Saturday, February 13, 2010

Ah, yes...siesta

Les Saintes.

The mooring was very...active. Django danced and pranced the night away. Pitch, roll, combo, she did 'em all, with a symphonic accompaniment of gurgles, splashes and sloshings. It wasn't the most restful night I've ever had.

We were all up bright and early on the morning of January 27. WW taxied Whit and Frisha ashore for their dive rendezvous at 8:30 a.m. They would return at about noon.

WW and I spent the morning doing not terribly much. I was not feeling too well. I couldn't figure it out. Hangover? Seemed unlikely. I really hadn't had all the much to drink the night before. It was really only after we went ashore and I began instantly to feel better that I realized what it was. Seasick. I'd got seasick sleeping on Django. WW and I opined that a change of anchorage might be indicated.

After WW picked up and returned with the divers (who had had a fabulous time and strongly recommended the small dive company they had gone with), we donned our going-ashore gear and were soon back in Boffo, going into Bourg for lunch.

We found an excellent little cafe and had a late lunch of salads or sandwiches, sparkling water and, of course, beer for the gentlemen. It was by now about 2:30 and we decided to climb to Fort Napoleon, which both WW and I had thoroughly enjoyed on our previous visit.

We'd advertised the walk as not difficult. It's not exactly a short climb. It's not long, but it isn't a waltz up a bit of a rise. It is steep and we, naturally, were doing it in the midday sun. Frisha muttered about mad dogs and false advertising and such. I promised her it would be worth it.

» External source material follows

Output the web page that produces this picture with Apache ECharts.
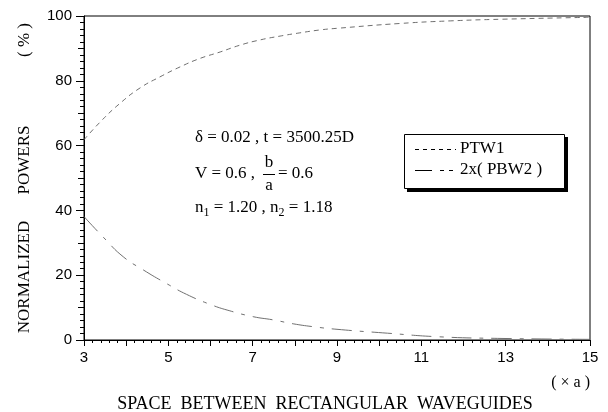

We arrived, finally, at the Fort's portcullis (open) and main door (closed). Frisha, Whit, some goats and we milled about the sign saying the Fort is open till noon daily. oops

Bourg (and many other parts of the French islands) close for lunch and reopen in the evening. Siesta. They rest while the sun is high. A commendable notion. One mad dogs might give a shot. But mad dogs and so forth tend to forget this statutory nap time and do silly things like climb steep hills to closed museums.

What we'd have seen if the Fort had been open.

Ah well, it was a nice walk. Really.

We returned to Django and all agreed that a move to a different anchorage would be nice. We headed to a cover off an island just north of Bourg and very peaceful it was. We dropped our anchor and it held at once. There was virtually no motion. Lovely. Apart from the moron who decided to anchor on top of us. There's always something.

I got to work on my lobster bisque, using the shells from yesterday's crustacea. It was a bit of work, but when I served the bisque (with my lobster meat chopped up and stirred into it) with fried bakes, it received rave reviews, so was worth the mild hassle.

We accompanied it with fabulous French cheeses, fresh delicious baguette, one of the best we'd found so far.

(The photos are from our previous trip. Frisha failed us miserably in Les Saintes...never remembered to bring her camera.)